Kathleen Sheridan, Weichert, Realtors - McCarthy Associates
Auctions are funny. I would suspect an 'unpublished' reserve may have been in place. This means the seller has already determined the minimal bid at which they would sell the property. The consumer can ask if a reserve is in place but the seller or auction house is not required to disclose the reserve. $9,000 for a single family home was a bit too good to be true. The low start bid is simply to get some action. However, behind the curtains of an auction, the buyer must truly be aware they are going into this situation naked. Be aware of the other costs that will be transferred to the buyer.
Bank owned purchases are more transparent, but be sure to read and understand every page of every addendum. The inexperienced buyer will be ambushed with some very unforgiving circumstances if they wade into this environment unprepared.

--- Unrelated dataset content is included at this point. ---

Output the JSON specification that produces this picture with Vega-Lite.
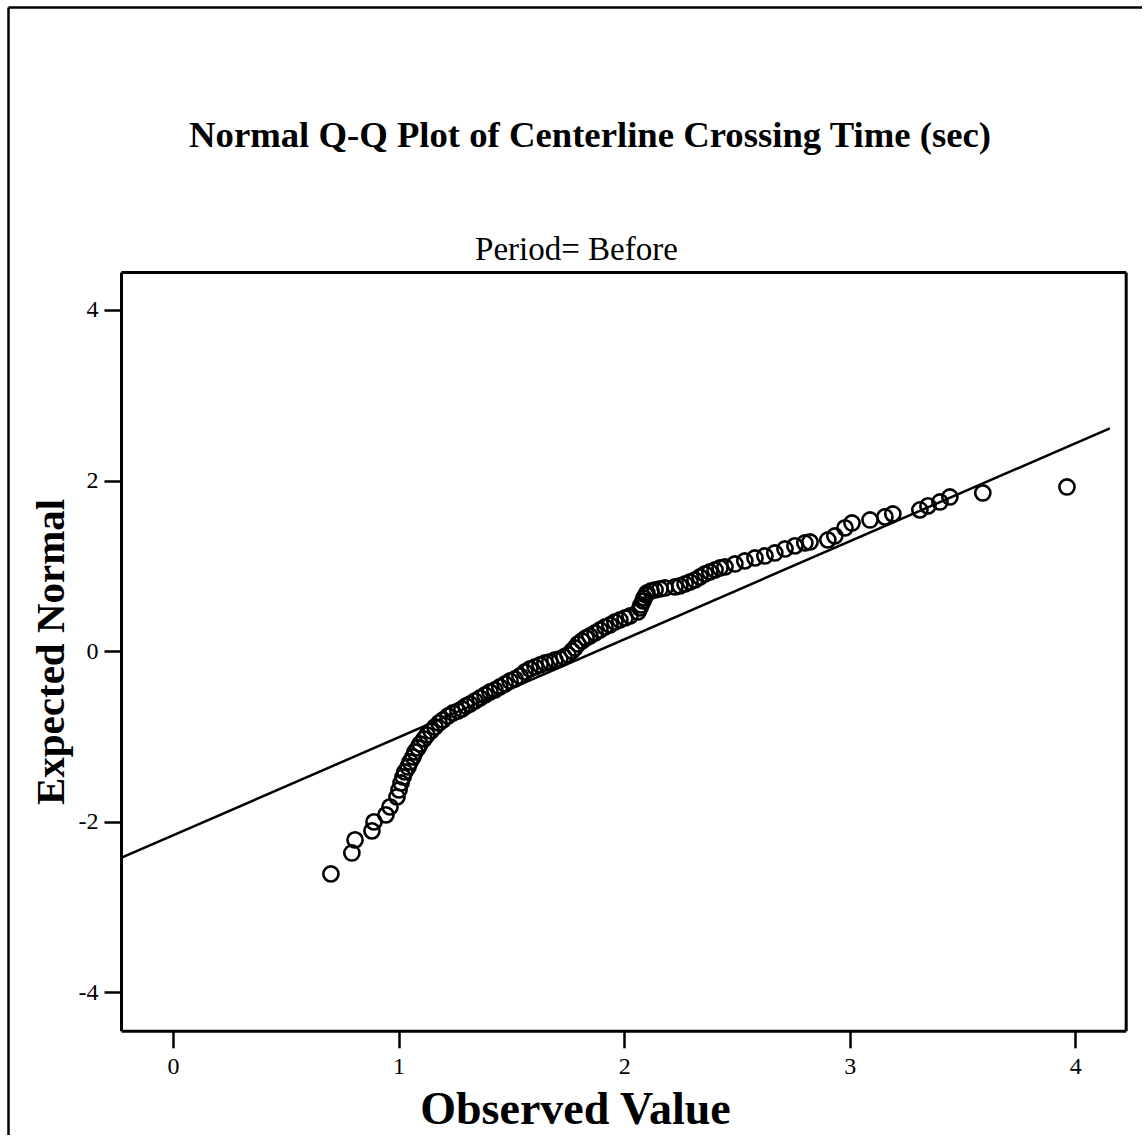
{
  "$schema": "https://vega.github.io/schema/vega-lite/v6.json",
  "autosize": "none",
  "width": 1134,
  "height": 1128,
  "padding": {"left": 8, "top": 7, "right": 0, "bottom": 0},
  "background": "white",
  "title": {
    "text": "Normal Q-Q Plot of Centerline Crossing Time (sec)",
    "anchor": "middle",
    "frame": "group",
    "dx": 15,
    "font": "Liberation Serif",
    "fontSize": 36.7,
    "fontWeight": "bold",
    "color": "black",
    "offset": -148
  },
  "datasets": {
    "qq": [
      {"observed": 0.700, "expected": -2.612},
      {"observed": 0.793, "expected": -2.366},
      {"observed": 0.807, "expected": -2.213},
      {"observed": 0.882, "expected": -2.107},
      {"observed": 0.891, "expected": -2.002},
      {"observed": 0.944, "expected": -1.920},
      {"observed": 0.962, "expected": -1.826},
      {"observed": 0.993, "expected": -1.709},
      {"observed": 1.002, "expected": -1.627},
      {"observed": 1.011, "expected": -1.545},
      {"observed": 1.020, "expected": -1.475},
      {"observed": 1.028, "expected": -1.416},
      {"observed": 1.042, "expected": -1.358},
      {"observed": 1.051, "expected": -1.299},
      {"observed": 1.064, "expected": -1.240},
      {"observed": 1.073, "expected": -1.182},
      {"observed": 1.086, "expected": -1.135},
      {"observed": 1.095, "expected": -1.088},
      {"observed": 1.113, "expected": -1.029},
      {"observed": 1.126, "expected": -0.982},
      {"observed": 1.144, "expected": -0.936},
      {"observed": 1.161, "expected": -0.889},
      {"observed": 1.179, "expected": -0.842},
      {"observed": 1.197, "expected": -0.807},
      {"observed": 1.219, "expected": -0.760},
      {"observed": 1.241, "expected": -0.725},
      {"observed": 1.263, "expected": -0.702},
      {"observed": 1.281, "expected": -0.678},
      {"observed": 1.299, "expected": -0.643},
      {"observed": 1.317, "expected": -0.619},
      {"observed": 1.339, "expected": -0.584},
      {"observed": 1.361, "expected": -0.549},
      {"observed": 1.383, "expected": -0.514},
      {"observed": 1.405, "expected": -0.478},
      {"observed": 1.427, "expected": -0.455},
      {"observed": 1.449, "expected": -0.420},
      {"observed": 1.472, "expected": -0.385},
      {"observed": 1.494, "expected": -0.350},
      {"observed": 1.516, "expected": -0.326},
      {"observed": 1.538, "expected": -0.291},
      {"observed": 1.560, "expected": -0.244},
      {"observed": 1.582, "expected": -0.209},
      {"observed": 1.605, "expected": -0.185},
      {"observed": 1.627, "expected": -0.162},
      {"observed": 1.649, "expected": -0.138},
      {"observed": 1.671, "expected": -0.127},
      {"observed": 1.693, "expected": -0.103},
      {"observed": 1.715, "expected": -0.091},
      {"observed": 1.733, "expected": -0.068},
      {"observed": 1.751, "expected": -0.044},
      {"observed": 1.769, "expected": 0.002},
      {"observed": 1.782, "expected": 0.037},
      {"observed": 1.795, "expected": 0.084},
      {"observed": 1.813, "expected": 0.119},
      {"observed": 1.831, "expected": 0.155},
      {"observed": 1.848, "expected": 0.178},
      {"observed": 1.871, "expected": 0.213},
      {"observed": 1.893, "expected": 0.248},
      {"observed": 1.915, "expected": 0.284},
      {"observed": 1.937, "expected": 0.307},
      {"observed": 1.959, "expected": 0.342},
      {"observed": 1.981, "expected": 0.366},
      {"observed": 2.004, "expected": 0.389},
      {"observed": 2.026, "expected": 0.413},
      {"observed": 2.061, "expected": 0.460},
      {"observed": 2.070, "expected": 0.507},
      {"observed": 2.075, "expected": 0.542},
      {"observed": 2.084, "expected": 0.589},
      {"observed": 2.088, "expected": 0.624},
      {"observed": 2.097, "expected": 0.659},
      {"observed": 2.101, "expected": 0.682},
      {"observed": 2.119, "expected": 0.706},
      {"observed": 2.137, "expected": 0.718},
      {"observed": 2.159, "expected": 0.729},
      {"observed": 2.181, "expected": 0.741},
      {"observed": 2.225, "expected": 0.753},
      {"observed": 2.247, "expected": 0.765},
      {"observed": 2.270, "expected": 0.788},
      {"observed": 2.292, "expected": 0.811},
      {"observed": 2.314, "expected": 0.835},
      {"observed": 2.336, "expected": 0.870},
      {"observed": 2.358, "expected": 0.905},
      {"observed": 2.380, "expected": 0.929},
      {"observed": 2.403, "expected": 0.952},
      {"observed": 2.425, "expected": 0.976},
      {"observed": 2.447, "expected": 0.987},
      {"observed": 2.491, "expected": 1.022},
      {"observed": 2.535, "expected": 1.058},
      {"observed": 2.580, "expected": 1.093},
      {"observed": 2.624, "expected": 1.116},
      {"observed": 2.668, "expected": 1.151},
      {"observed": 2.713, "expected": 1.198},
      {"observed": 2.757, "expected": 1.234},
      {"observed": 2.801, "expected": 1.269},
      {"observed": 2.824, "expected": 1.280},
      {"observed": 2.903, "expected": 1.304},
      {"observed": 2.934, "expected": 1.351},
      {"observed": 2.979, "expected": 1.445},
      {"observed": 3.010, "expected": 1.503},
      {"observed": 3.090, "expected": 1.538},
      {"observed": 3.156, "expected": 1.574},
      {"observed": 3.191, "expected": 1.609},
      {"observed": 3.311, "expected": 1.656},
      {"observed": 3.347, "expected": 1.703},
      {"observed": 3.400, "expected": 1.749},
      {"observed": 3.444, "expected": 1.808},
      {"observed": 3.590, "expected": 1.855},
      {"observed": 3.963, "expected": 1.925}
    ],
    "fit": [
      {"x": -0.2305, "y": -2.425},
      {"x": 4.153, "y": 2.613}
    ]
  },
  "layer": [
    {
      "data": {"name": "qq"},
      "mark": {"type": "point", "shape": "circle", "filled": false, "stroke": "black", "strokeWidth": 2.6, "size": 230, "opacity": 1},
      "encoding": {
        "x": {
          "field": "observed",
          "type": "quantitative",
          "scale": {"domain": [-0.2305, 4.2234], "range": [113, 1117.7], "nice": false, "zero": false},
          "axis": {
            "orient": "bottom",
            "offset": -104.2,
            "values": [0, 1, 2, 3, 4],
            "labelExpr": "'' + datum.value",
            "title": "Observed Value",
            "titleFontSize": 46,
            "titlePadding": 9,
            "titleX": 567,
            "labelPadding": 7
          }
        },
        "y": {
          "field": "expected",
          "type": "quantitative",
          "scale": {"domain": [-4.4513, 4.4454], "range": [1023.8, 265], "nice": false, "zero": false},
          "axis": {
            "orient": "left",
            "offset": -113,
            "values": [-4, -2, 0, 2, 4],
            "labelExpr": "'' + datum.value",
            "title": "Expected Normal",
            "titleFontSize": 41,
            "titlePadding": 6,
            "labelPadding": 6
          }
        }
      }
    },
    {
      "data": {"name": "fit"},
      "mark": {"type": "line", "stroke": "black", "strokeWidth": 2.5, "clip": false},
      "encoding": {
        "x": {
          "field": "x",
          "type": "quantitative",
          "scale": {"domain": [-0.2305, 4.2234], "range": [113, 1117.7], "nice": false, "zero": false},
          "axis": {
            "orient": "top",
            "offset": -265,
            "labels": false,
            "ticks": false,
            "title": "Period= Before",
            "titleFontWeight": "normal",
            "titleFontSize": 33,
            "titleX": 568,
            "titlePadding": 6
          }
        },
        "y": {
          "field": "y",
          "type": "quantitative",
          "scale": {"domain": [-4.4513, 4.4454], "range": [1023.8, 265], "nice": false, "zero": false},
          "axis": {"orient": "right", "offset": -16.3, "labels": false, "ticks": false, "title": null}
        }
      }
    },
    {
      "data": {"name": "fit"},
      "mark": {"type": "rule", "opacity": 0},
      "encoding": {
        "x": {
          "field": "x",
          "type": "quantitative",
          "axis": {"orient": "top", "offset": 0, "labels": false, "ticks": false, "title": null, "domainWidth": 2.5}
        },
        "y": {
          "field": "y",
          "type": "quantitative",
          "axis": {"orient": "left", "offset": 0, "labels": false, "ticks": false, "title": null, "domainWidth": 2.5}
        }
      }
    }
  ],
  "resolve": {
    "scale": {"x": "independent", "y": "independent"},
    "axis": {"x": "independent", "y": "independent"}
  },
  "config": {
    "view": {"stroke": null, "fill": "white"},
    "axis": {
      "grid": false,
      "domainColor": "black",
      "domainWidth": 3,
      "tickColor": "black",
      "tickWidth": 2.5,
      "tickSize": 17,
      "labelFont": "Liberation Serif",
      "labelFontSize": 24,
      "labelColor": "black",
      "titleFont": "Liberation Serif",
      "titleFontWeight": "bold",
      "titleColor": "black"
    }
  }
}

There is often much that is taken into consideration between the $9,000 and $39,000 sale amounts. At auction there are no assurances that come with the property. This purchase may include a tenant/owner that requires eviction, the initial loan amount, liens on the property etc. that must be satisfied for the bank to dispose of the property.
Their $39,000 asking price is one that should also be a justifiable amount based on recent sales of similar property for this location.
The lender may be willing to move a bit on their asking price but for a recently listed property look for them to expect an amount close to or above their asking price.
Hope this is helpful.
I agree with Benjamin. You can offer what you like, but if the amount is way off what similar properties are selling for in that area, it probably won't be accepted.
It completely depends upon the comparable properties in the neighborhood and on the block. Are other properties selling for $39,000 or $9,000? If other properties are selling for closer to $39,000 then the owner would not be doing the wisest thing to take your offer of $9,000.
All that said, I do not know all the extenuating circumstances that factor into particulars of this specific property. You can offer anything you like, it just may not be accepted.
Let me know if you need help with anything else.
"but I seriously doubt that an offer of $9,000 will be welcome."
Well the seller can watch it rot and pay the property taxes in the meantime. Lots of other boxes to choose from!